To conclude, we discuss what Christianity can offer to EA. Christian ethics could provide EA with emphasis on the importance of virtue and cultivating good intentions. It might be possible to be a “good EA” who hates their next-door neighbor but loves helping people dying of malaria on the other side of the world—but it would not be possible to be a good Christian doing so. The demands of Christianity as seen in the Sermon on the Mount are arguably greater than the demands of Peter Singer, as it is not only extreme generosity that matters but also the intentions and thoughts of the heart. This touches on themes in the chapters by Cojocaru and MacSwain.

Grace is also something Christianity can bring to EA. The grace offered in Jesus Christ does not permit ignoring the impact of one’s actions but it does free one from placing one’s trust and self-worth in it. Someone’s value and worth as a person cannot be calculated by adding up their impact (or lack thereof).

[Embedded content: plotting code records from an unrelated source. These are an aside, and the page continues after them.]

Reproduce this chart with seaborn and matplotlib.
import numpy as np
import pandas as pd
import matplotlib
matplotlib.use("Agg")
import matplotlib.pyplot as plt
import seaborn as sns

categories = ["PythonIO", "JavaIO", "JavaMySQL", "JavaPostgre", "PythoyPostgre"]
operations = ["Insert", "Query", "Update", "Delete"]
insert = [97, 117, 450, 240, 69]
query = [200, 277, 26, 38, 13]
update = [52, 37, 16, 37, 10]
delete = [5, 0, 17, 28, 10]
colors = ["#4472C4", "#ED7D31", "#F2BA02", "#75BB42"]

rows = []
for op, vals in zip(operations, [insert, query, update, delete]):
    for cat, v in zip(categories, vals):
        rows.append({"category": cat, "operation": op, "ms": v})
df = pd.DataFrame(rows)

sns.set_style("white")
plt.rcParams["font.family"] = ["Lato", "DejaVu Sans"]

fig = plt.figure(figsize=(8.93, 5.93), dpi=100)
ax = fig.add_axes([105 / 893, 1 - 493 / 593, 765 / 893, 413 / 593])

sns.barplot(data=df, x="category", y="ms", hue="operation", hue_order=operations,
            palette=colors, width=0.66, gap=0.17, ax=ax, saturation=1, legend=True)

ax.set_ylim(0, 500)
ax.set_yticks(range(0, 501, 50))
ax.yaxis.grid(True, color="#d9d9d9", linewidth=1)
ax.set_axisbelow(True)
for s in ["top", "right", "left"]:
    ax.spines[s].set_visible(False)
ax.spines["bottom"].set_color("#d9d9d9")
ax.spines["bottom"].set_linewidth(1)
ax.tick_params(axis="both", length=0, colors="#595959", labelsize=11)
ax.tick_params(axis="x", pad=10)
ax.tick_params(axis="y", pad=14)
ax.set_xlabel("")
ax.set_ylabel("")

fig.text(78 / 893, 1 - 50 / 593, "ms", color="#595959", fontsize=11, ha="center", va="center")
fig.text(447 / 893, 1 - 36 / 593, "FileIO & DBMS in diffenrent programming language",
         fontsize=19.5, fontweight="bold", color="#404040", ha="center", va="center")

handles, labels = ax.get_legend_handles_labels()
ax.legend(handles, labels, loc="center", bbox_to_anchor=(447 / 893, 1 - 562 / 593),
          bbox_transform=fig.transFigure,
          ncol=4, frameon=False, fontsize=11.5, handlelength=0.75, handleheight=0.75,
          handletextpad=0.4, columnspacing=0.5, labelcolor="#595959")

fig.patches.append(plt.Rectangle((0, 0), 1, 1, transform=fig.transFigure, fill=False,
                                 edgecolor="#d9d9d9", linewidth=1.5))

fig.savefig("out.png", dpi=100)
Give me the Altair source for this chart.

A person’s dignity is an immovable part of their God-given identity as a child of God made in the image of God and as someone for whom Christ died. (Romans 5:8)


[1] Neil Dullaghan, EA Survey 2019: Community Demographics & Characteristics. San Francisco, CA: Rethink Priorities. 2019. https://rethinkpriorities.org/publications/eas2019-community-demographics-characteristics

[2] William MacAskill, “Effective Altruism”. Forthcoming in The Norton Introduction to Ethics. https://globalprioritiesinstitute.org/william-macaskill-effective-altruism/

[3] Richard Y. Chappell, “Beneficentrism: Utilitarianism Minus the Controversial Bits”. 2022. https://www.goodthoughts.blog/p/beneficentrism

[4] This terminology is from Peter Singer. Cf. The Most Good You Can Do. How Effective Altruism Is Changing Ideas About Living Ethically. New Haven, CT: Yale University Press, 2015,  p. vii.